Lemma. If $A$ and $B$ are nonempty sets, and there is a one-to-one function $f\colon A\to B$, then there is a surjective function $g\colon B\to A$.
Proof. Let $a_0\in A$ (possible, since $A$ is nonempty). Define $g\colon B\to A$ as follows:
$$g(b) = \left\{\begin{array}{ll}
a_0 &\text{if }b\notin f(A);\\
a &\text{if }b\in f(A)\text{ and }f(a)=b.
\end{array}\right.$$
Note that $g$ is well defined, since $f$ is one-to-one, so there is at most one $a\in A$ with $f(a)=b$. And $g$ is onto, because give $a\in A$, $g(f(a))=a$. $\Box$
Now, we are assuming that there exists an embedding $(0,1)\hookrightarrow A$. Therefore, there is a surjection $g\colon A\to (0,1)$. If $f\colon\mathbb{N}\to A$, then $g\circ f\colon \mathbb{N}\to (0,1)$ is a function that is not onto. Conclude that $f$ is not onto. Conclude that $A$ is not countable.

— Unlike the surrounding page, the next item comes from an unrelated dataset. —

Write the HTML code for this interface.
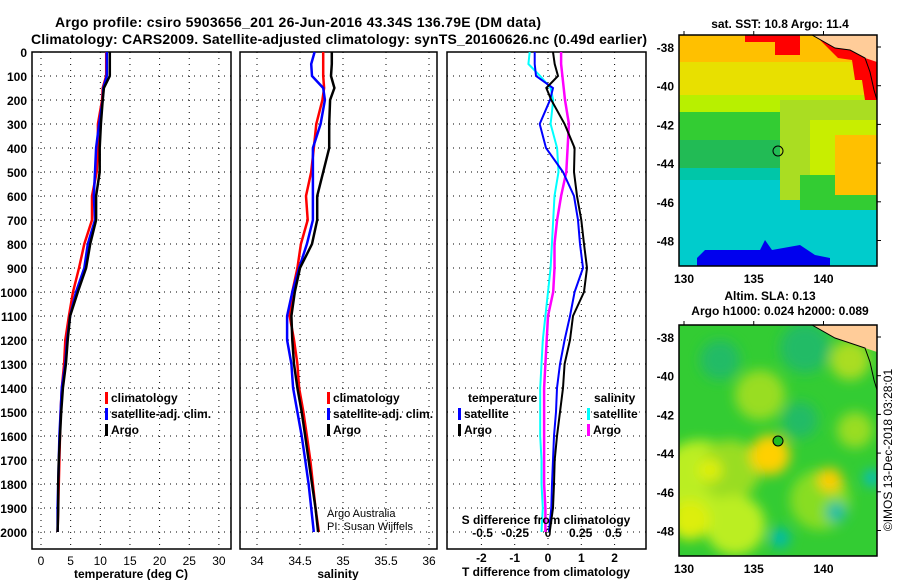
<!DOCTYPE html>
<html><head><meta charset="utf-8"><style>
body{margin:0;background:#fff;}
svg{display:block;font-family:"Liberation Sans",sans-serif;font-weight:bold;}
</style></head><body>
<svg id="chart" width="900" height="580" viewBox="0 0 900 580">
<text x="298" y="27" font-size="14" text-anchor="middle" textLength="486">Argo profile: csiro 5903656_201 26-Jun-2016 43.34S 136.79E (DM data)</text>
<text x="339" y="44" font-size="14" text-anchor="middle" textLength="616">Climatology: CARS2009. Satellite-adjusted climatology: synTS_20160626.nc (0.49d earlier)</text>
<g id="plots"></g>
<g id="maps"></g>
<text transform="translate(892,450) rotate(-90)" font-size="12" font-weight="normal" text-anchor="middle">©IMOS 13-Dec-2018 03:28:01</text>
</svg>
<script>
const depths=[0,50,100,150,200,300,400,500,600,700,800,900,1000,1100,1200,1300,1400,1500,1600,1700,1800,1900,2000];
const tempArgo=[11.6,11.6,11.6,10.6,10.4,10.1,9.9,9.9,9.3,9.3,8.3,7.6,6.2,4.9,4.5,4.2,3.7,3.4,3.2,3.0,2.9,2.9,2.8];
const tempSat=[11.1,11.1,11.1,10.5,10.4,9.8,9.3,9.1,8.9,9.1,7.9,7.3,5.9,4.9,4.4,4.1,3.5,3.3,3.1,3.0,2.9,2.8,2.8];
const tempClim=[11.0,11.0,11.0,10.4,10.3,9.6,9.6,9.4,8.6,8.6,7.3,6.4,5.4,4.7,4.1,3.9,3.5,3.3,3.2,3.1,3.0,2.9,2.8];
const salArgo=[34.87,34.87,34.86,34.9,34.85,34.84,34.84,34.77,34.7,34.7,34.64,34.5,34.44,34.4,34.41,34.43,34.47,34.52,34.56,34.6,34.64,34.68,34.71];
const salSat=[34.67,34.63,34.64,34.77,34.79,34.74,34.65,34.65,34.65,34.65,34.58,34.49,34.41,34.35,34.35,34.4,34.42,34.47,34.52,34.56,34.6,34.63,34.66];
const salClim=[34.77,34.77,34.77,34.78,34.76,34.69,34.66,34.63,34.57,34.59,34.51,34.47,34.41,34.38,34.43,34.47,34.49,34.54,34.58,34.62,34.65,34.68,34.72];
const dT_Argo=[0.15,0.2,0.3,-0.05,0.1,0.5,0.8,0.78,0.87,1.0,1.08,1.17,1.08,0.75,0.66,0.5,0.45,0.36,0.27,0.2,0.18,0.15,0.05];
const dT_Sat=[-0.4,-0.4,-0.36,0.15,0.06,-0.25,-0.06,0.45,0.78,0.9,0.96,1.05,0.8,0.66,0.5,0.36,0.27,0.24,0.18,0.15,0.12,0.1,0.03];
const dS_Argo=[0.1,0.1,0.11,0.12,0.13,0.16,0.15,0.14,0.1,0.07,0.05,0.05,0.04,0,-0.01,-0.02,-0.03,-0.03,-0.03,-0.03,-0.03,-0.02,-0.02];
const dS_Sat=[-0.14,-0.15,-0.06,0.02,0.04,0.02,0.07,0.08,0.05,0.04,0.03,0.02,0,-0.02,-0.04,-0.05,-0.06,-0.06,-0.06,-0.05,-0.05,-0.04,-0.05];
const depthTicks=[0,100,200,300,400,500,600,700,800,900,1000,1100,1200,1300,1400,1500,1600,1700,1800,1900,2000];
const tTicks=[0,5,10,15,20,25,30];
const sTicks=[34,34.5,35,35.5,36];
const dTTicks=[-2,-1,0,1,2];
const dSTicks=[-0.5,-0.25,0,0.25,0.5];
const dSLabels=["-0.5","-0.25","0","0.25","0.5"];

const NS="http://www.w3.org/2000/svg";
const plots=document.getElementById('plots');
function mk(tag,attrs,parent){const e=document.createElementNS(NS,tag);for(const k in attrs)e.setAttribute(k,attrs[k]);(parent||plots).appendChild(e);return e;}
const Y0=52,YTOP=52,YBOT=549;
const yOf=d=>Y0+d*0.24;
const xT=v=>41+v*5.93;
const xS=v=>257+(v-34)*86;
const xdT=v=>548+v*33.3;
const xdS=v=>548+v*130.7;

function frame(x0,x1,name){
  const r=mk('rect',{x:x0,y:YTOP,width:x1-x0,height:YBOT-YTOP,fill:'none',stroke:'#000','stroke-width':1.5});
  
  
  depthTicks.forEach(d=>{
    const l=mk('line',{x1:x0,x2:x1,y1:yOf(d),y2:yOf(d),stroke:'#000','stroke-dasharray':'1,5','stroke-width':1});
    
    
  });
}
function vgrid(xs,fx){xs.forEach(v=>{
  const l=mk('line',{x1:fx(v),x2:fx(v),y1:YTOP,y2:YBOT,stroke:'#000','stroke-dasharray':'1,5'});
  
  
});}
function line(vals,fx,color,w,name){
  const pts=vals.map((v,i)=>fx(v).toFixed(1)+','+yOf(depths[i]).toFixed(1)).join(' ');
  const p=mk('polyline',{points:pts,fill:'none',stroke:color,'stroke-width':w});
  
  
}
function txt(x,y,s,opts){const t=mk('text',Object.assign({x:x,y:y,'font-size':12},opts||{}));t.textContent=s;return t;}

// Panel 1
frame(32,231,'temperature-panel');
vgrid(tTicks,xT);
depthTicks.forEach(d=>{const t=txt(27,yOf(d)+5,String(d),{'text-anchor':'end'});});
tTicks.forEach(v=>{const t=txt(xT(v),565,String(v),{'text-anchor':'middle','font-weight':'normal'});});
line(tempClim,xT,'#f00',2.5,'temp-climatology-line');
line(tempSat,xT,'#00f',2.5,'temp-satellite-line');
line(tempArgo,xT,'#000',2.5,'temp-argo-line');
{const t=txt(131,578,'temperature (deg C)',{'text-anchor':'middle'});}

// Panel 2
frame(240,437,'salinity-panel');
vgrid(sTicks,xS);
sTicks.forEach(v=>{const t=txt(xS(v),565,String(v),{'text-anchor':'middle','font-weight':'normal'});});
line(salClim,xS,'#f00',2.5,'sal-climatology-line');
line(salSat,xS,'#00f',2.5,'sal-satellite-line');
line(salArgo,xS,'#000',2.5,'sal-argo-line');
{const t=txt(338,578,'salinity',{'text-anchor':'middle'});}
{const t=txt(327,517,'Argo Australia',{'font-weight':'normal','font-size':11});}
{const t=txt(327,530,'PI: Susan Wijffels',{'font-weight':'normal','font-size':11});}

// Panel 3
frame(447,646,'difference-panel');
vgrid(dTTicks,xdT);
dTTicks.forEach(v=>{const t=txt(xdT(v),562,String(v),{'text-anchor':'middle'});});
dSTicks.forEach((v,i)=>{const t=txt(xdS(v),537,dSLabels[i],{'text-anchor':'middle'});});
line(dS_Sat,xdS,'#0ff',2,'dS-satellite-line');
line(dS_Argo,xdS,'#f0f',2.5,'dS-argo-line');
line(dT_Sat,xdT,'#00f',2,'dT-satellite-line');
line(dT_Argo,xdT,'#000',2,'dT-argo-line');
{const t=txt(546,524,'S difference from climatology',{'text-anchor':'middle'});}
{const t=txt(546,576,'T difference from climatology',{'text-anchor':'middle'});}

// Legends
function legend(x,y,items,name){
  const g=mk('g',{});
  
  
  items.forEach((it,i)=>{
    if(it[1]){const r=mk('rect',{x:x,y:y+i*16-10,width:3,height:12,fill:it[1]},g);}
    const t=mk('text',{x:x+(it[1]?6:0),y:y+i*16,'font-size':12,fill:'#000'},g);t.textContent=it[0];
    
  });
}
legend(105,402,[['climatology','#f00'],['satellite-adj. clim.','#00f'],['Argo','#000']],'legend-temperature');
legend(327,402,[['climatology','#f00'],['satellite-adj. clim.','#00f'],['Argo','#000']],'legend-salinity');
legend(468,402,[['temperature',null]],'legend-diff-temp-header');
legend(458,418,[['satellite','#00f'],['Argo','#000']],'legend-diff-temp');
legend(594,402,[['salinity',null]],'legend-diff-sal-header');
legend(587,418,[['satellite','#0ff'],['Argo','#f0f']],'legend-diff-sal');

// Maps
const maps=document.getElementById('maps');
function mm(tag,attrs,parent){const e=document.createElementNS(NS,tag);for(const k in attrs)e.setAttribute(k,attrs[k]);(parent||maps).appendChild(e);return e;}
const defs=mm('defs',{});
defs.innerHTML='<clipPath id="c1"><rect x="679" y="35" width="198" height="231"/></clipPath><clipPath id="c2"><rect x="679" y="325" width="198" height="231"/></clipPath><filter id="bl"><feGaussianBlur stdDeviation="6"/></filter>';
function mapAxes(y0,y1,latTop,name){
  [-38,-40,-42,-44,-46,-48].forEach(l=>{
    const y=y0+12+(-38-l)*19.35;
    const t=mm('text',{x:674,y:y+5,'font-size':12,'text-anchor':'end'});t.textContent=String(l);
    
    mm('line',{x1:877,x2:881,y1:y,y2:y,stroke:'#000'});
  });
  [130,135,140].forEach(l=>{
    const x=684+(l-130)*13.95;
    const t=mm('text',{x:x,y:y1+17,'font-size':12,'text-anchor':'middle'});t.textContent=String(l);
    
    mm('line',{x1:x,x2:x,y1:y0-4,y2:y0,stroke:'#000'});
  });
  const r=mm('rect',{x:679,y:y0,width:198,height:y1-y0,fill:'none',stroke:'#000','stroke-width':1.5});
  
}
// SST map
const g1=mm('g',{'clip-path':'url(#c1)'});


[['#ffc000',35,45],['#ffc000',45,62],['#e8e000',62,95],['#b8f000',95,112],['#33cc33',112,140],['#22bb55',140,168],['#00c6a8',168,180],['#00cccc',180,266]].forEach(b=>mm('rect',{x:679,y:b[1],width:198,height:b[2]-b[1]+1,fill:b[0]},g1));
mm('rect',{x:780,y:100,width:97,height:100,fill:'#aadd22'},g1);
mm('rect',{x:810,y:120,width:67,height:60,fill:'#c8ee00'},g1);
mm('rect',{x:800,y:175,width:77,height:35,fill:'#33cc33'},g1);
mm('rect',{x:835,y:135,width:42,height:60,fill:'#ffc000'},g1);
mm('path',{d:'M745,35 L800,35 L800,55 L775,55 L775,42 L745,42 Z',fill:'#f00'},g1);
mm('path',{d:'M815,35 L877,35 L877,100 L865,100 L862,80 L855,80 L852,60 L838,58 Z',fill:'#f00'},g1);
mm('path',{d:'M697,258 L705,250 L760,250 L765,240 L772,250 L800,245 L815,255 L830,258 L830,266 L697,266 Z',fill:'#0000ee'},g1);
mm('path',{d:'M812,35 L877,35 L877,62 L865,58 L850,50 L835,48 Z',fill:'#fc9'},g1);
mm('path',{d:'M812,35 L835,48 L850,50 L865,58 L870,72 L874,90 L877,100',fill:'none',stroke:'#000'},g1);
mm('circle',{cx:778,cy:151,r:5,fill:'none',stroke:'#000'},g1);
mapAxes(35,266,47,'sst-map-frame');
{const t=mm('text',{x:780,y:28,'font-size':12,'text-anchor':'middle'});t.textContent='sat. SST: 10.8 Argo: 11.4';}
// SLA map
const g2=mm('g',{'clip-path':'url(#c2)'});


mm('rect',{x:679,y:325,width:198,height:231,fill:'#33cc33'},g2);
const blobs=mm('g',{filter:'url(#bl)'},g2);
[[700,480,40,'#bbee22'],[730,470,30,'#99dd22'],[760,395,25,'#99dd22'],[770,455,20,'#ffd000'],[710,470,12,'#ddee11'],[735,525,30,'#bbee22'],[820,500,30,'#88dd22'],[830,480,12,'#ffcc00'],[850,360,20,'#aadd22'],[855,430,18,'#99dd22'],[690,520,20,'#ddee11'],[800,420,18,'#22bb66'],[805,348,25,'#22bb66'],[720,360,20,'#22bb66'],[780,538,10,'#00bbaa'],[836,512,10,'#00bbaa'],[872,478,8,'#00bbcc']].forEach(b=>mm('circle',{cx:b[0],cy:b[1],r:b[2],fill:b[3]},blobs));
mm('path',{d:'M812,325 L877,325 L877,352 L865,348 L850,343 L835,338 Z',fill:'#fc9'},g2);
mm('path',{d:'M812,325 L835,338 L850,343 L865,348 L870,362 L874,380 L877,390',fill:'none',stroke:'#000'},g2);
mm('circle',{cx:778,cy:441,r:5,fill:'#22bb22',stroke:'#000'},g2);
mapAxes(325,556,337,'sla-map-frame');
{const t=mm('text',{x:770,y:300,'font-size':12,'text-anchor':'middle'});t.textContent='Altim. SLA: 0.13';}
{const t=mm('text',{x:780,y:315,'font-size':12,'text-anchor':'middle'});t.textContent='Argo h1000: 0.024 h2000: 0.089';}
</script>
</body></html>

Alternatively, by contradiction: suppose $f\colon\mathbb{N}\to A$ is onto. Let $S\subseteq \mathbb{N}$ be the set of all natural numbers such that $f(n)\in (0,1)$ (we are vieweing $(0,1)$ as a subset of $A$ via the inclusion). Then $f$ would be an onto function from a countable set (every subset of $\mathbb{N}$ is countable) onto $(0,1)$, which contradicts the fact that $(0,1)$ is not countable.